(For not the hearers of the law are just before God, but the doers of the law shall be justified.
For not the hearers of the law are just before God,.... The apostle here shows, that the Jews were justly condemned, notwithstanding their having and hearing of the law; since hearing without doing it, will never denominate persons righteous in the sight of God, however it might recommend them in the sight of men: regard seems to be had either to the first delivery of the law by Moses to the people of Israel, when he read it to them, and they hearkened to it, and promised obedience; or rather to the reading and hearing it every sabbath day; and may include a speculative knowledge of it, without a practical obedience to it; and which therefore must fall greatly short of entitling them to a justifying righteousness; since not these,
but the doers of the law, shall be justified; by whom are meant, not such who merely literally and externally fulfil the law, as they imagine; for the law is spiritual, and regards the inward as well as the outward man, and requires internal holiness, as well as external obedience; and the apostle is speaking of justification before God, who sees the heart, and not before men, who judge according to outward appearance: nor are such designed who are imperfect doers of the law; for the law requires a perfect obedience, and what is not perfect is not properly righteousness; nor does it, nor can it consider an imperfect righteousness as a perfect one; for it accuses of, pronounces guilty, curses, and condemns for every transgression of it. But such only can be intended, who are doers of it spiritually, internally, as well as externally, and that perfectly.

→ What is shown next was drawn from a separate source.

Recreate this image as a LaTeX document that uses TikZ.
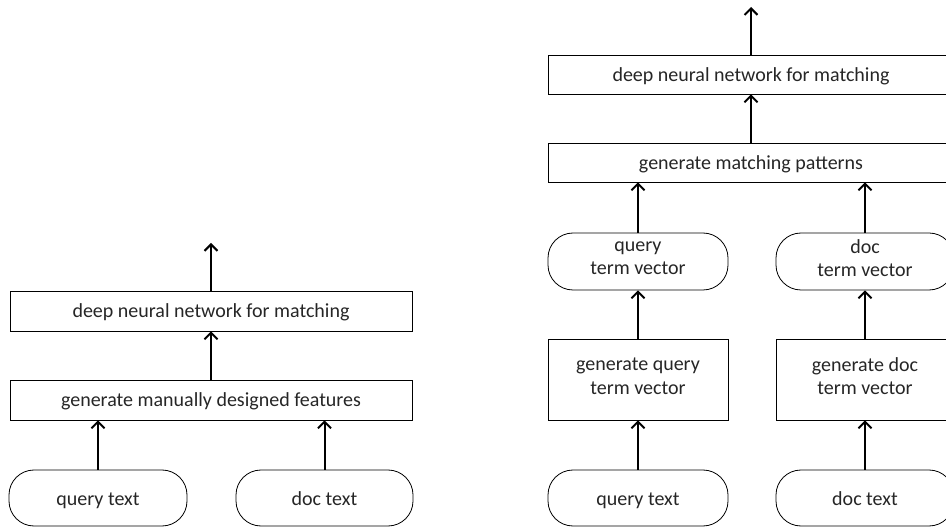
\documentclass[tikz,border=0pt]{standalone}
\usepackage{fontspec}
\setmainfont{Carlito}
\usetikzlibrary{arrows.meta}
\begin{document}
\begin{tikzpicture}[x=1pt,y=-1pt,
  box/.style={draw, line width=0.8pt, minimum height=40pt, inner sep=0pt, align=center,
    text=black!85, font=\fontsize{20}{23.5}\selectfont,
    execute at begin node=\rule{0pt}{21pt}, execute at end node=\rule[-7pt]{0pt}{7pt}},
  pill/.style={box, rounded corners=25pt, minimum height=56pt},
  flow/.style={line width=2pt, -{Straight Barb[length=6.5pt,width=13pt]}}]
\useasboundingbox (0,0) rectangle (946,529);

% left diagram
\node[box, minimum width=402pt] (dnnA) at (211,311) {deep neural network for matching};
\node[box, minimum width=402pt] (featA) at (211,400) {generate manually designed features};
\node[pill, minimum width=178pt] (qA) at (98,498) {query text};
\node[pill, minimum width=177pt] (dA) at (324.5,498) {doc text};
\coordinate (outA) at (211,243);
\draw[flow] (qA.north) -- (qA.north |- featA.south);
\draw[flow] (dA.north) -- (dA.north |- featA.south);
\draw[flow] (featA.north) -- (dnnA.south);
\draw[flow] (dnnA.north) -- (outA);

% right diagram
\node[box, minimum width=406pt, minimum height=39pt] (dnnB) at (751,74.5) {deep neural network for matching};
\node[box, minimum width=406pt, minimum height=39pt] (patB) at (751,162.5) {generate matching patterns};
\node[pill, minimum width=180pt, minimum height=57pt] (qvB) at (638,261.5) {query\\term vector};
\node[pill, minimum width=178pt, minimum height=57pt] (dvB) at (865,261.5) {doc\\term vector};
\node[box, minimum width=180pt, minimum height=81pt] (gqB) at (638,379.5) {generate query\\term vector};
\node[box, minimum width=178pt, minimum height=81pt] (gdB) at (865,379.5) {generate doc\\term vector};
\node[pill, minimum width=180pt] (qB) at (638,498) {query text};
\node[pill, minimum width=178pt] (dB) at (865,498) {doc text};
\coordinate (outB) at (751,7);
\draw[flow] (qB.north) -- (gqB.south);
\draw[flow] (dB.north) -- (gdB.south);
\draw[flow] (gqB.north) -- (qvB.south);
\draw[flow] (gdB.north) -- (dvB.south);
\draw[flow] (qvB.north) -- (qvB.north |- patB.south);
\draw[flow] (dvB.north) -- (dvB.north |- patB.south);
\draw[flow] (patB.north) -- (dnnB.south);
\draw[flow] (dnnB.north) -- (outB);
\end{tikzpicture}
\end{document}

Adam, in his state of innocence, was a perfect doer of the law; he sinning, and all his posterity in him, none of them are righteous, but all pass under a sentence of condemnation. The best of men, even believers in Christ, are not without sin in themselves; and when any of the saints are said to be perfect, it must be understood in a comparative sense, or as they are considered in Christ. There never was but one since Adam, and that is Christ, who has fulfilled, or could perfectly fulfil the law; the thing is impossible and impracticable for fallen man: hence these words must be understood either hypothetically, thus, not the hearers of the law, but if there were any perfect doers of it, they would be justified before God; or else of such persons who are considered in Christ, by whom the whole perfect righteousness of the law is fulfilled in them, and who may be reckoned as perfect doers of it in him, their substitute, surety, and representative.